馬渕睦夫『日本を蝕む 新・共産主義』 第277回

書評

元駐ウクライナ大使の馬渕睦夫さんの新刊です。ウクライナ情勢を見聞する過程で、馬渕さんの存在を知りました。1946年京都府生まれで、京都大学法学部3年在学中に外部公務員上級試験に合格し、1968年に外務省に入省しています。2011年3月に65才で定年退職し、2012年から精力的に著作、講演活動を行っておられます。現在76才です。

「新共産主義」といってもピンときません。副題は「ポリティカル・コレクトネスの欺瞞を見破る精神再武装」です。本の帯には「ポリティカル・コレクトネスと共産主義、このふたつは同じコインの表裏。新自由主義というのも実は共産主義の裏返し」とあります。

ウィキペディアによれば、ポリティカル・コレクトネスとは「社会の特定のグループのメンバーに 不快感や不利益を与えないように意図された言語、政策、対策を表す言葉である」とあります。マイノリティの権利を守るということで、一見、とてもよさそうですが、馬淵さんによるとディープステート(隠れた支配層 DS )の支配戦略となります。マイノリティを使って、他国を支配するのはDSの常套手段だそうです。
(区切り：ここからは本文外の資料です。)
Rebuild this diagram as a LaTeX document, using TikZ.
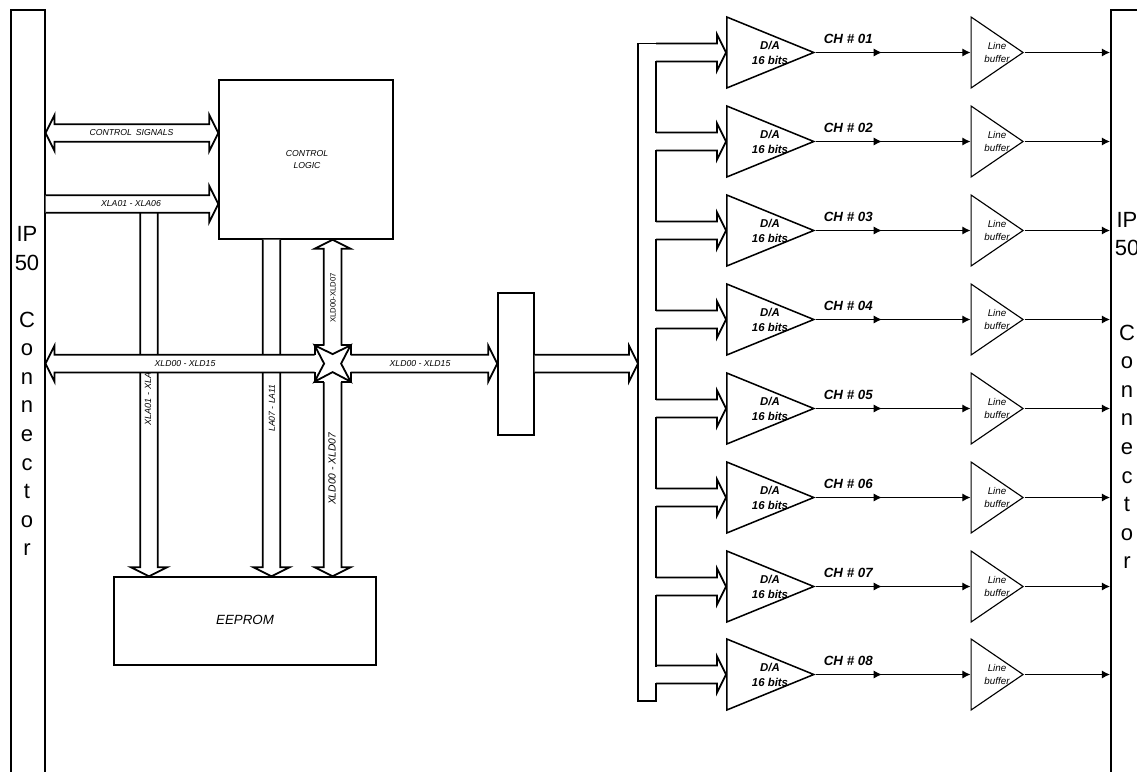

共産主義はソ連が崩壊して、世界から消えたような印象があります。共産主義はマルクスが考え出したものとなっていますが、そもそもマルクスの研究を支援したのがユダヤ系大富豪ロスチャイルド(DS)でした。ソ連崩壊の教訓は「今を否定して未来の理想社会を語る言説をうかつに信用してはならない」と馬淵さんは強調し、2022年の今、再認識する必要があるとします。「社会主義・マルクス主義」は「共産主義思想の左傾化したリベラル勢力」となっています。新自由主義、グローバリズムこそが新共産主義から出たものであり、SDGsもその一環であるとしています。この新共産主義とポリティカル・コレクトネスは裏表一体であり、日本そして世界を分断させるためのDSの戦略であると警鐘します。

ウクライナ情勢については10年前から詳しくレポートしています。メディア報道とは一線を画すというより、真逆のことをウクライナに在住して大使としての経験を踏まえての解説ですので、とても説得力があります。